⟨

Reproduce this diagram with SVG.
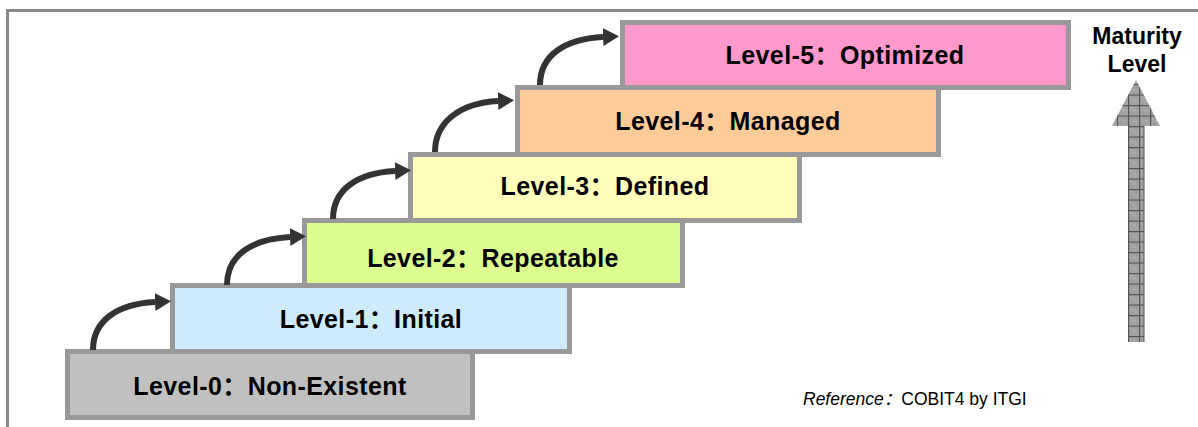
<svg xmlns="http://www.w3.org/2000/svg" width="1198" height="427" viewBox="0 0 1198 427">
<style>
.box{stroke:#999999;stroke-width:5}
.lbl{font-family:"Liberation Sans","Noto Sans CJK SC",Arial,sans-serif;font-weight:bold;font-size:25px;letter-spacing:0.4px;fill:#000;text-anchor:middle}
.conn{fill:none;stroke:#333333;stroke-width:6}
</style>
<defs>
<marker id="ah" viewBox="0 0 16 18" refX="0" refY="9" markerWidth="16" markerHeight="18" markerUnits="userSpaceOnUse" orient="auto">
<path d="M0,0 L16,9 L0,18 z" fill="#333333"/>
</marker>
<pattern id="grid" patternUnits="userSpaceOnUse" x="1128" y="126" width="11" height="10.5">
<rect width="11" height="10.5" fill="#a3a3a3"/>
<rect x="2" y="2" width="1" height="1" fill="#cfcfcf"/>
<rect x="6" y="5" width="1" height="1" fill="#cfcfcf"/>
<rect x="4" y="8" width="1" height="1" fill="#8a8a8a"/>
<rect x="8" y="3" width="1" height="1" fill="#8a8a8a"/>
<rect x="0" y="0" width="11" height="1.2" fill="#555555"/>
<rect x="0" y="0" width="1.2" height="10.5" fill="#555555"/>
</pattern>
</defs>
<rect x="7.5" y="10.5" width="1200" height="430" fill="#ffffff" stroke="#888888" stroke-width="3"/>

<g id="level0"><rect class="box" x="67.5" y="351.5" width="405" height="66" fill="#c0c0c0"/><text class="lbl" x="270" y="395">Level-0：Non-Existent</text></g>
<g id="level1"><rect class="box" x="172.5" y="285.5" width="397" height="66" fill="#cdebfb"/><text class="lbl" x="371" y="328">Level-1：Initial</text></g>
<g id="level2"><rect class="box" x="304.5" y="220.5" width="378" height="65" fill="#dbfe8f"/><text class="lbl" x="493" y="267">Level-2：Repeatable</text></g>
<g id="level3"><rect class="box" x="410.5" y="154.5" width="389" height="66" fill="#ffffbb"/><text class="lbl" x="605" y="195">Level-3：Defined</text></g>
<g id="level4"><rect class="box" x="517.5" y="87.5" width="421" height="67" fill="#ffcc99"/><text class="lbl" x="728" y="130">Level-4：Managed</text></g>
<g id="level5"><rect class="box" x="622.5" y="22.5" width="446" height="65" fill="#ff99cc"/><text class="lbl" x="845" y="64">Level-5：Optimized</text></g>

<g id="connectors">
<path class="conn" marker-end="url(#ah)" d="M93,350 C93,320 118,304 155,302"/>
<path class="conn" marker-end="url(#ah)" d="M227,285 C227,255 252,239 290,237"/>
<path class="conn" marker-end="url(#ah)" d="M333,219 C333,189 358,173 395,171"/>
<path class="conn" marker-end="url(#ah)" d="M435,152 C435,122 460,103 498,101"/>
<path class="conn" marker-end="url(#ah)" d="M540,85 C540,55 565,39 603,37"/>
</g>

<g id="maturity">
<text font-family="Liberation Sans,Arial,sans-serif" font-weight="bold" font-size="23" text-anchor="middle" x="1137" y="44">Maturity</text>
<text font-family="Liberation Sans,Arial,sans-serif" font-weight="bold" font-size="23" text-anchor="middle" x="1137" y="72">Level</text>
<path d="M1136,80 L1160,126 L1144,126 L1144,342 L1128,342 L1128,126 L1112,126 Z" fill="url(#grid)"/>
<line x1="1144" y1="126" x2="1144" y2="342" stroke="#555555" stroke-width="1"/>
</g>

<text font-family="Liberation Sans,'Noto Sans CJK SC',Arial,sans-serif" font-size="17.5" x="803" y="405"><tspan font-style="italic">Reference：</tspan>COBIT4 by ITGI</text>
</svg>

⟩

Exercise brief:
Copy out each line exactly, without the pictures.

Right answer:
Reproduce this diagram with SVG.
<svg xmlns="http://www.w3.org/2000/svg" width="1198" height="427" viewBox="0 0 1198 427">
<style>
.box{stroke:#999999;stroke-width:5}
.lbl{font-family:"Liberation Sans","Noto Sans CJK SC",Arial,sans-serif;font-weight:bold;font-size:25px;letter-spacing:0.4px;fill:#000;text-anchor:middle}
.conn{fill:none;stroke:#333333;stroke-width:6}
</style>
<defs>
<marker id="ah" viewBox="0 0 16 18" refX="0" refY="9" markerWidth="16" markerHeight="18" markerUnits="userSpaceOnUse" orient="auto">
<path d="M0,0 L16,9 L0,18 z" fill="#333333"/>
</marker>
<pattern id="grid" patternUnits="userSpaceOnUse" x="1128" y="126" width="11" height="10.5">
<rect width="11" height="10.5" fill="#a3a3a3"/>
<rect x="2" y="2" width="1" height="1" fill="#cfcfcf"/>
<rect x="6" y="5" width="1" height="1" fill="#cfcfcf"/>
<rect x="4" y="8" width="1" height="1" fill="#8a8a8a"/>
<rect x="8" y="3" width="1" height="1" fill="#8a8a8a"/>
<rect x="0" y="0" width="11" height="1.2" fill="#555555"/>
<rect x="0" y="0" width="1.2" height="10.5" fill="#555555"/>
</pattern>
</defs>
<rect x="7.5" y="10.5" width="1200" height="430" fill="#ffffff" stroke="#888888" stroke-width="3"/>

<g id="level0"><rect class="box" x="67.5" y="351.5" width="405" height="66" fill="#c0c0c0"/><text class="lbl" x="270" y="395">Level-0：Non-Existent</text></g>
<g id="level1"><rect class="box" x="172.5" y="285.5" width="397" height="66" fill="#cdebfb"/><text class="lbl" x="371" y="328">Level-1：Initial</text></g>
<g id="level2"><rect class="box" x="304.5" y="220.5" width="378" height="65" fill="#dbfe8f"/><text class="lbl" x="493" y="267">Level-2：Repeatable</text></g>
<g id="level3"><rect class="box" x="410.5" y="154.5" width="389" height="66" fill="#ffffbb"/><text class="lbl" x="605" y="195">Level-3：Defined</text></g>
<g id="level4"><rect class="box" x="517.5" y="87.5" width="421" height="67" fill="#ffcc99"/><text class="lbl" x="728" y="130">Level-4：Managed</text></g>
<g id="level5"><rect class="box" x="622.5" y="22.5" width="446" height="65" fill="#ff99cc"/><text class="lbl" x="845" y="64">Level-5：Optimized</text></g>

<g id="connectors">
<path class="conn" marker-end="url(#ah)" d="M93,350 C93,320 118,304 155,302"/>
<path class="conn" marker-end="url(#ah)" d="M227,285 C227,255 252,239 290,237"/>
<path class="conn" marker-end="url(#ah)" d="M333,219 C333,189 358,173 395,171"/>
<path class="conn" marker-end="url(#ah)" d="M435,152 C435,122 460,103 498,101"/>
<path class="conn" marker-end="url(#ah)" d="M540,85 C540,55 565,39 603,37"/>
</g>

<g id="maturity">
<text font-family="Liberation Sans,Arial,sans-serif" font-weight="bold" font-size="23" text-anchor="middle" x="1137" y="44">Maturity</text>
<text font-family="Liberation Sans,Arial,sans-serif" font-weight="bold" font-size="23" text-anchor="middle" x="1137" y="72">Level</text>
<path d="M1136,80 L1160,126 L1144,126 L1144,342 L1128,342 L1128,126 L1112,126 Z" fill="url(#grid)"/>
<line x1="1144" y1="126" x2="1144" y2="342" stroke="#555555" stroke-width="1"/>
</g>

<text font-family="Liberation Sans,'Noto Sans CJK SC',Arial,sans-serif" font-size="17.5" x="803" y="405"><tspan font-style="italic">Reference：</tspan>COBIT4 by ITGI</text>
</svg>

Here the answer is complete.